The designer is equally as enthusiastic about the color cosmetics collection he’s created with Kendo, Sephora’s product arm. The line launched in August 2013. “[Color] runs parallel to the fragrance experience,” he said. “The idea of beauty, for me, is fragrance, color and eventually, hopefully, skin care. It’s very much like designing a collection — it’s just a different medium. It’s about materials, it’s about creating a certain spirit, assembling the elements, putting them together, and opening up a dialogue. What I love about fashion, accessories and beauty, is that they’re part of a ritual which is such a luxury, and a luxury that I think women — at least all the women I know — enjoy, making those choices and enjoying that ritual in the morning, deciding what you’re going to wear and how you’re going to present yourself. That’s olfactive as well as visual.”
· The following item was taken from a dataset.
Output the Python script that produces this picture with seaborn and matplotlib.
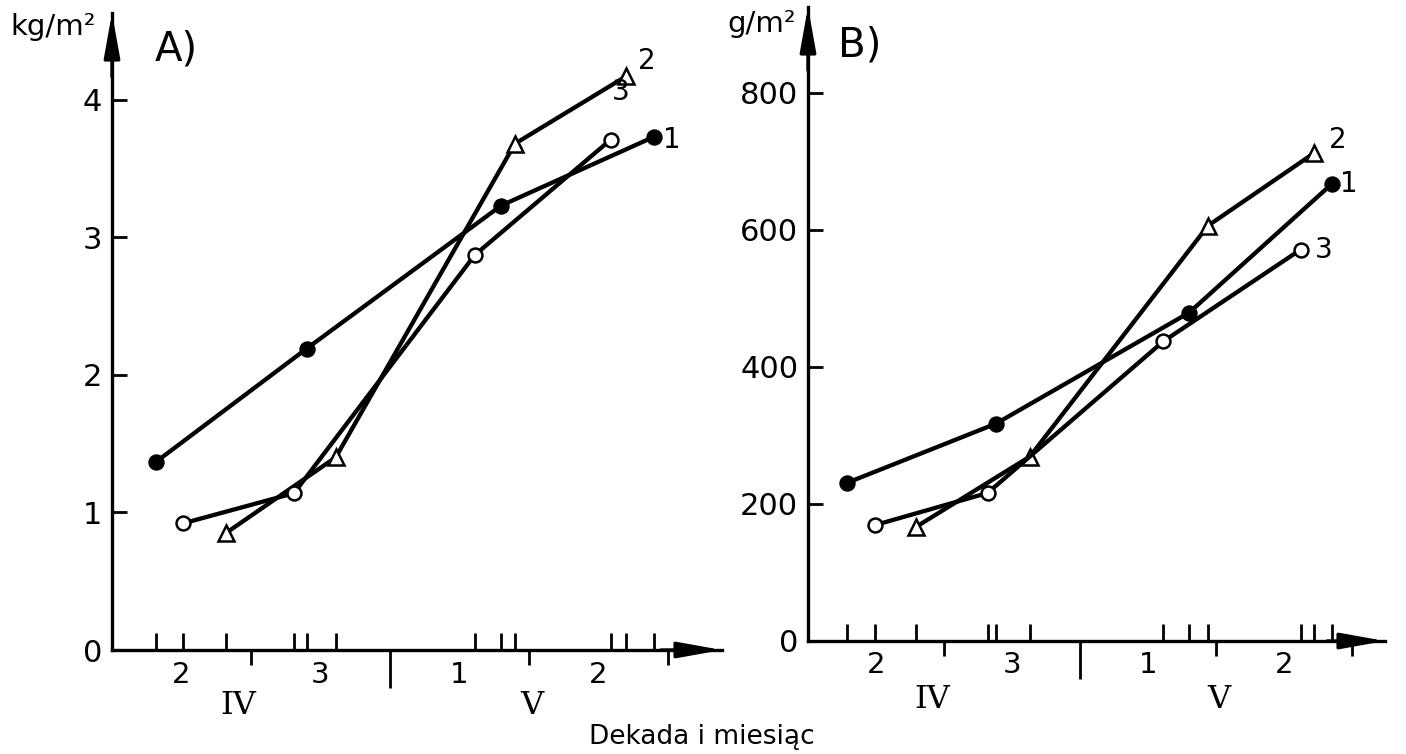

Jacobs also isn’t afraid to deviate from the norm, as he proved when he signed sixtysomething actress Jessica Lange as the face of his color cosmetics collection in the spring of 2014. “I’m a big fan of hers, and I always have been,” he said. “I felt that it was really necessary, early on with the beauty, to establish that you should come to expect what you don’t expect, not to get into kind of a formula. So [we decided] to go from Edie [Campbell, who was featured in the previous campaign] with a very heavy, very glamorous beauty look to Jessica, just a beautiful woman who is somebody very, very different and extraordinarily beautiful and talented. It wasn’t about doing an age thing or anything like that. It’s just me trusting my instincts. Beauty comes in many shapes and forms and sizes and ages.”